Given data:
>> BEGIN

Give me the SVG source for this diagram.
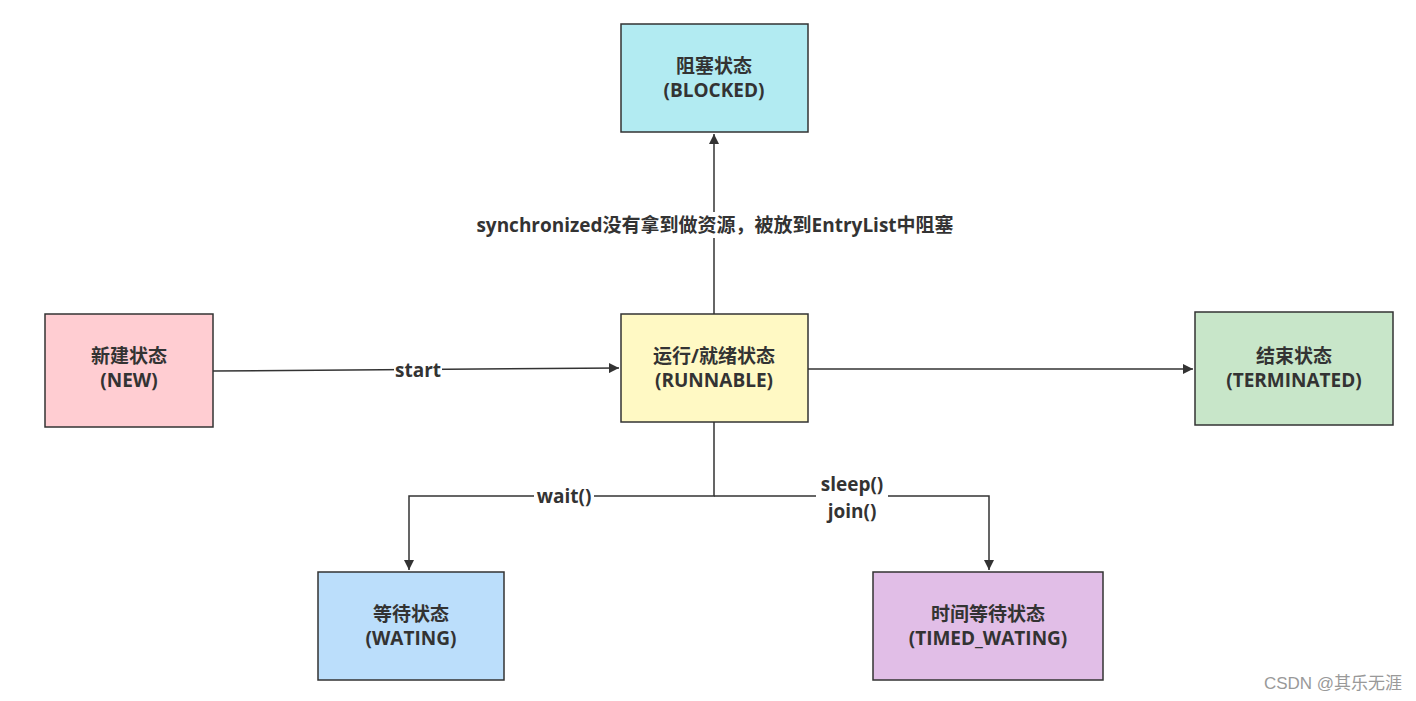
<svg xmlns="http://www.w3.org/2000/svg" width="1416" height="701" viewBox="0 0 1416 701">
<defs>
<marker id="arr" viewBox="0 0 10 10" refX="10" refY="5" markerWidth="10" markerHeight="10" markerUnits="userSpaceOnUse" orient="auto">
<path d="M0,0 L10,5 L0,10 z" fill="#333"/>
</marker>
<style>
.box{stroke:#333;stroke-width:1.5}
.t{font-family:"Open Sans","Noto Sans CJK SC",sans-serif;font-weight:bold;font-size:19px;fill:#333;text-anchor:middle}
.ln{fill:none;stroke:#333;stroke-width:1.5}
.lbl{font-family:"Open Sans","Noto Sans CJK SC",sans-serif;font-weight:bold;font-size:19px;fill:#333;text-anchor:middle}
.bg{fill:#fff}
</style>
</defs>
<rect width="1416" height="701" fill="#fff"/>
<g id="connectors">
<path class="ln" d="M213,371 L619,368" marker-end="url(#arr)"/>
<path class="ln" d="M808,369 L1193,369" marker-end="url(#arr)"/>
<path class="ln" d="M714,314 L714,134" marker-end="url(#arr)"/>
<path class="ln" d="M714,422 L714,496 L409,496 L409,570" marker-end="url(#arr)"/>
<path class="ln" d="M714,496 L989,496 L989,570" marker-end="url(#arr)"/>
<rect class="bg" x="394" y="359" width="48" height="24"/>
<text class="lbl" x="418" y="377">start</text>
<rect class="bg" x="470" y="212" width="490" height="26"/>
<text class="lbl" x="715" y="232">synchronized没有拿到做资源，被放到EntryList中阻塞</text>
<rect class="bg" x="534" y="485" width="60" height="24"/>
<text class="lbl" x="564" y="503">wait()</text>
<rect class="bg" x="816" y="473" width="72" height="50"/>
<text class="lbl" x="852" y="491" font-size="18">sleep()</text>
<text class="lbl" x="852" y="518" font-size="18">join()</text>
</g>
<g id="blocked">
<rect class="box" x="621" y="24" width="187" height="108" fill="#b2ebf2"/>
<text class="t" x="714" y="73">阻塞状态</text>
<text class="t" x="714" y="97">(BLOCKED)</text>
</g>
<g id="new">
<rect class="box" x="45" y="314" width="168" height="113" fill="#ffcdd2"/>
<text class="t" x="129" y="363">新建状态</text>
<text class="t" x="129" y="387">(NEW)</text>
</g>
<g id="runnable">
<rect class="box" x="621" y="314" width="187" height="108" fill="#fff9c4"/>
<text class="t" x="714" y="363">运行/就绪状态</text>
<text class="t" x="714" y="387">(RUNNABLE)</text>
</g>
<g id="terminated">
<rect class="box" x="1195" y="312" width="198" height="113" fill="#c8e6c9"/>
<text class="t" x="1294" y="363">结束状态</text>
<text class="t" x="1294" y="387">(TERMINATED)</text>
</g>
<g id="waiting">
<rect class="box" x="318" y="572" width="186" height="108" fill="#bbdefb"/>
<text class="t" x="411" y="621">等待状态</text>
<text class="t" x="411" y="645">(WATING)</text>
</g>
<g id="timed_waiting">
<rect class="box" x="873" y="572" width="230" height="108" fill="#e1bee7"/>
<text class="t" x="988" y="621">时间等待状态</text>
<text class="t" x="988" y="645">(TIMED_WATING)</text>
</g>
<text x="1333" y="689" font-family="Liberation Sans,Noto Sans CJK SC,sans-serif" font-size="17" fill="#999" text-anchor="middle">CSDN @其乐无涯</text>
</svg>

>> END

Written request: Set down the material exactly, every line of it, except for the pictures.

Correct output:
Give me the SVG source for this diagram.
<svg xmlns="http://www.w3.org/2000/svg" width="1416" height="701" viewBox="0 0 1416 701">
<defs>
<marker id="arr" viewBox="0 0 10 10" refX="10" refY="5" markerWidth="10" markerHeight="10" markerUnits="userSpaceOnUse" orient="auto">
<path d="M0,0 L10,5 L0,10 z" fill="#333"/>
</marker>
<style>
.box{stroke:#333;stroke-width:1.5}
.t{font-family:"Open Sans","Noto Sans CJK SC",sans-serif;font-weight:bold;font-size:19px;fill:#333;text-anchor:middle}
.ln{fill:none;stroke:#333;stroke-width:1.5}
.lbl{font-family:"Open Sans","Noto Sans CJK SC",sans-serif;font-weight:bold;font-size:19px;fill:#333;text-anchor:middle}
.bg{fill:#fff}
</style>
</defs>
<rect width="1416" height="701" fill="#fff"/>
<g id="connectors">
<path class="ln" d="M213,371 L619,368" marker-end="url(#arr)"/>
<path class="ln" d="M808,369 L1193,369" marker-end="url(#arr)"/>
<path class="ln" d="M714,314 L714,134" marker-end="url(#arr)"/>
<path class="ln" d="M714,422 L714,496 L409,496 L409,570" marker-end="url(#arr)"/>
<path class="ln" d="M714,496 L989,496 L989,570" marker-end="url(#arr)"/>
<rect class="bg" x="394" y="359" width="48" height="24"/>
<text class="lbl" x="418" y="377">start</text>
<rect class="bg" x="470" y="212" width="490" height="26"/>
<text class="lbl" x="715" y="232">synchronized没有拿到做资源，被放到EntryList中阻塞</text>
<rect class="bg" x="534" y="485" width="60" height="24"/>
<text class="lbl" x="564" y="503">wait()</text>
<rect class="bg" x="816" y="473" width="72" height="50"/>
<text class="lbl" x="852" y="491" font-size="18">sleep()</text>
<text class="lbl" x="852" y="518" font-size="18">join()</text>
</g>
<g id="blocked">
<rect class="box" x="621" y="24" width="187" height="108" fill="#b2ebf2"/>
<text class="t" x="714" y="73">阻塞状态</text>
<text class="t" x="714" y="97">(BLOCKED)</text>
</g>
<g id="new">
<rect class="box" x="45" y="314" width="168" height="113" fill="#ffcdd2"/>
<text class="t" x="129" y="363">新建状态</text>
<text class="t" x="129" y="387">(NEW)</text>
</g>
<g id="runnable">
<rect class="box" x="621" y="314" width="187" height="108" fill="#fff9c4"/>
<text class="t" x="714" y="363">运行/就绪状态</text>
<text class="t" x="714" y="387">(RUNNABLE)</text>
</g>
<g id="terminated">
<rect class="box" x="1195" y="312" width="198" height="113" fill="#c8e6c9"/>
<text class="t" x="1294" y="363">结束状态</text>
<text class="t" x="1294" y="387">(TERMINATED)</text>
</g>
<g id="waiting">
<rect class="box" x="318" y="572" width="186" height="108" fill="#bbdefb"/>
<text class="t" x="411" y="621">等待状态</text>
<text class="t" x="411" y="645">(WATING)</text>
</g>
<g id="timed_waiting">
<rect class="box" x="873" y="572" width="230" height="108" fill="#e1bee7"/>
<text class="t" x="988" y="621">时间等待状态</text>
<text class="t" x="988" y="645">(TIMED_WATING)</text>
</g>
<text x="1333" y="689" font-family="Liberation Sans,Noto Sans CJK SC,sans-serif" font-size="17" fill="#999" text-anchor="middle">CSDN @其乐无涯</text>
</svg>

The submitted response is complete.